Data excerpt:
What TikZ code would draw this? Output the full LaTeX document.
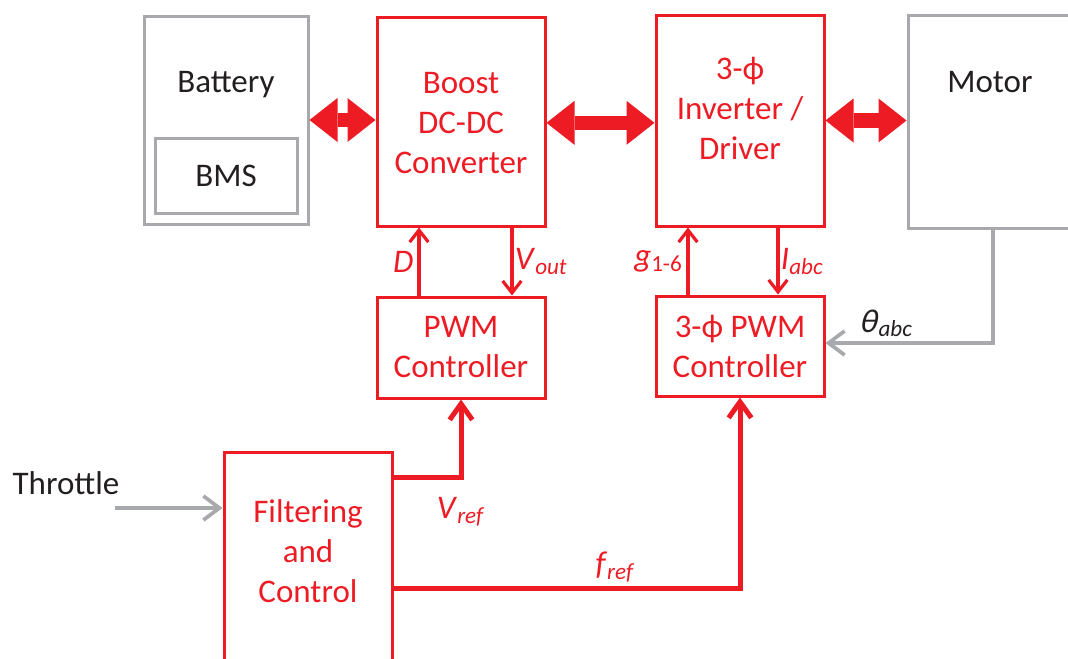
\documentclass[tikz,border=0pt]{standalone}
\usepackage{fontspec}
\setmainfont{Carlito}
\newfontfamily\slantgreek{Carlito}[FakeSlant=0.22]
\usetikzlibrary{arrows.meta}
\definecolor{boxred}{RGB}{237,28,36}
\definecolor{boxgrey}{RGB}{167,169,172}
\definecolor{txtdark}{RGB}{35,31,32}
\newcommand{\signame}[2]{\textit{#1}\textsubscript{\textit{#2}}}

\begin{document}
\begin{tikzpicture}[x=0.75pt, y=-0.75pt, font=\fontsize{24.75}{30}\selectfont,
    redbox/.style={draw=boxred, line width=2.25pt, text=boxred, align=center},
    greybox/.style={draw=boxgrey, line width=2.25pt, text=txtdark, align=center},
    power/.style={draw=boxred, line width=11pt,
        {Triangle[length=21pt,width=33pt,line width=0pt]}-{Triangle[length=21pt,width=33pt,line width=0pt]}},
    sig/.style={draw=boxred, line width=2.4pt, -{Straight Barb[length=9pt,width=14pt]}},
    bigsig/.style={draw=boxred, line width=3.75pt, -{Straight Barb[length=12pt,width=17pt]}},
    meas/.style={draw=boxgrey, line width=2.8pt, -{Straight Barb[length=12pt,width=18pt]}},
    lbl/.style={text=boxred, inner sep=3pt}]
    \useasboundingbox (0,0) rectangle (1068,658);
    \clip (0,0) rectangle (1068,658);

    % power stage
    \node[greybox, minimum width=123pt, minimum height=156pt] (bat) at (226,120) {};
    \node[text=txtdark] (battxt) at (226,85) {Battery};
    \node[greybox, minimum width=106.5pt, minimum height=56.25pt] (bms) at (226,176) {BMS};
    \node[redbox, minimum width=126pt, minimum height=156.75pt] (boost) at (461,121.5) {};
    \node[text=boxred, align=center] (boosttxt) at (461,123.5) {Boost\\DC-DC\\Converter};
    \node[redbox, minimum width=126pt, minimum height=158.25pt] (inv) at (740,120.5) {};
    \node[text=boxred, align=center] (invtxt) at (740,108) {3-ϕ\\Inverter /\\Driver};
    \node[greybox, minimum width=124.5pt, minimum height=159.75pt] (mot) at (991,122) {};
    \node[text=txtdark] (mottxt) at (990,82) {Motor};

    % controllers
    \node[redbox, minimum width=126pt, minimum height=75.75pt] (pwm) at (461,347.5) {PWM\\Controller};
    \node[redbox, minimum width=126pt, minimum height=75pt] (pwm3) at (740,346) {3-ϕ PWM\\Controller};
    \node[redbox, minimum width=126pt, minimum height=169.5pt] (filt) at (308,565) {};
    \node[text=boxred, align=center] (filttxt) at (308,551) {Filtering\\and\\Control};
    \node[text=txtdark] (throttle) at (66,483) {Throttle};
    \coordinate (thr) at (115,508);

    % power flow
    \draw[power] (bat.east) -- (bat.east -| boost.west);
    \draw[power] ([yshift=-1pt]boost.east) -- ([yshift=-1pt]boost.east -| inv.west);
    \draw[power] (inv.east) -- (inv.east -| mot.west);

    % signals
    \draw[sig] (pwm.north -| 419,0) -- node[lbl, left] {\textit{D}} (boost.south -| 419,0);
    \draw[sig] (boost.south -| 512,0) -- node[lbl, right, inner sep=1pt] {\signame{V}{out}} (pwm.north -| 512,0);
    \draw[sig] (pwm3.north -| 688,0) -- node[lbl, left] {\textit{g}\textsubscript{1-6}} (inv.south -| 688,0);
    \draw[sig] (inv.south -| 778,0) -- node[lbl, right, inner sep=1pt] {\signame{I}{abc}} (pwm3.north -| 778,0);
    \draw[meas] (mot.south -| 993,0) |- node[pos=0.82, above, text=txtdark, inner sep=3pt] {{\slantgreek θ}\kern1.5pt\textsubscript{\textit{abc}}} (pwm3.east |- 0,343);
    \draw[meas] (thr) -- (thr -| filt.west);
    \draw[bigsig] ([yshift=-20.25pt]filt.north east) -| node[lbl, pos=0.5, below=10pt] {\signame{V}{ref}} (pwm.south);
    \draw[bigsig] ([yshift=-103.5pt]filt.north east) -| node[lbl, pos=0.32, above] {\signame{f}{ref}} (pwm3.south);
\end{tikzpicture}
\end{document}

Exercise prompt: Leave out the pictures and reproduce the rest of the listing exactly.

The result:
What TikZ code would draw this? Output the full LaTeX document.
\documentclass[tikz,border=0pt]{standalone}
\usepackage{fontspec}
\setmainfont{Carlito}
\newfontfamily\slantgreek{Carlito}[FakeSlant=0.22]
\usetikzlibrary{arrows.meta}
\definecolor{boxred}{RGB}{237,28,36}
\definecolor{boxgrey}{RGB}{167,169,172}
\definecolor{txtdark}{RGB}{35,31,32}
\newcommand{\signame}[2]{\textit{#1}\textsubscript{\textit{#2}}}

\begin{document}
\begin{tikzpicture}[x=0.75pt, y=-0.75pt, font=\fontsize{24.75}{30}\selectfont,
    redbox/.style={draw=boxred, line width=2.25pt, text=boxred, align=center},
    greybox/.style={draw=boxgrey, line width=2.25pt, text=txtdark, align=center},
    power/.style={draw=boxred, line width=11pt,
        {Triangle[length=21pt,width=33pt,line width=0pt]}-{Triangle[length=21pt,width=33pt,line width=0pt]}},
    sig/.style={draw=boxred, line width=2.4pt, -{Straight Barb[length=9pt,width=14pt]}},
    bigsig/.style={draw=boxred, line width=3.75pt, -{Straight Barb[length=12pt,width=17pt]}},
    meas/.style={draw=boxgrey, line width=2.8pt, -{Straight Barb[length=12pt,width=18pt]}},
    lbl/.style={text=boxred, inner sep=3pt}]
    \useasboundingbox (0,0) rectangle (1068,658);
    \clip (0,0) rectangle (1068,658);

    % power stage
    \node[greybox, minimum width=123pt, minimum height=156pt] (bat) at (226,120) {};
    \node[text=txtdark] (battxt) at (226,85) {Battery};
    \node[greybox, minimum width=106.5pt, minimum height=56.25pt] (bms) at (226,176) {BMS};
    \node[redbox, minimum width=126pt, minimum height=156.75pt] (boost) at (461,121.5) {};
    \node[text=boxred, align=center] (boosttxt) at (461,123.5) {Boost\\DC-DC\\Converter};
    \node[redbox, minimum width=126pt, minimum height=158.25pt] (inv) at (740,120.5) {};
    \node[text=boxred, align=center] (invtxt) at (740,108) {3-ϕ\\Inverter /\\Driver};
    \node[greybox, minimum width=124.5pt, minimum height=159.75pt] (mot) at (991,122) {};
    \node[text=txtdark] (mottxt) at (990,82) {Motor};

    % controllers
    \node[redbox, minimum width=126pt, minimum height=75.75pt] (pwm) at (461,347.5) {PWM\\Controller};
    \node[redbox, minimum width=126pt, minimum height=75pt] (pwm3) at (740,346) {3-ϕ PWM\\Controller};
    \node[redbox, minimum width=126pt, minimum height=169.5pt] (filt) at (308,565) {};
    \node[text=boxred, align=center] (filttxt) at (308,551) {Filtering\\and\\Control};
    \node[text=txtdark] (throttle) at (66,483) {Throttle};
    \coordinate (thr) at (115,508);

    % power flow
    \draw[power] (bat.east) -- (bat.east -| boost.west);
    \draw[power] ([yshift=-1pt]boost.east) -- ([yshift=-1pt]boost.east -| inv.west);
    \draw[power] (inv.east) -- (inv.east -| mot.west);

    % signals
    \draw[sig] (pwm.north -| 419,0) -- node[lbl, left] {\textit{D}} (boost.south -| 419,0);
    \draw[sig] (boost.south -| 512,0) -- node[lbl, right, inner sep=1pt] {\signame{V}{out}} (pwm.north -| 512,0);
    \draw[sig] (pwm3.north -| 688,0) -- node[lbl, left] {\textit{g}\textsubscript{1-6}} (inv.south -| 688,0);
    \draw[sig] (inv.south -| 778,0) -- node[lbl, right, inner sep=1pt] {\signame{I}{abc}} (pwm3.north -| 778,0);
    \draw[meas] (mot.south -| 993,0) |- node[pos=0.82, above, text=txtdark, inner sep=3pt] {{\slantgreek θ}\kern1.5pt\textsubscript{\textit{abc}}} (pwm3.east |- 0,343);
    \draw[meas] (thr) -- (thr -| filt.west);
    \draw[bigsig] ([yshift=-20.25pt]filt.north east) -| node[lbl, pos=0.5, below=10pt] {\signame{V}{ref}} (pwm.south);
    \draw[bigsig] ([yshift=-103.5pt]filt.north east) -| node[lbl, pos=0.32, above] {\signame{f}{ref}} (pwm3.south);
\end{tikzpicture}
\end{document}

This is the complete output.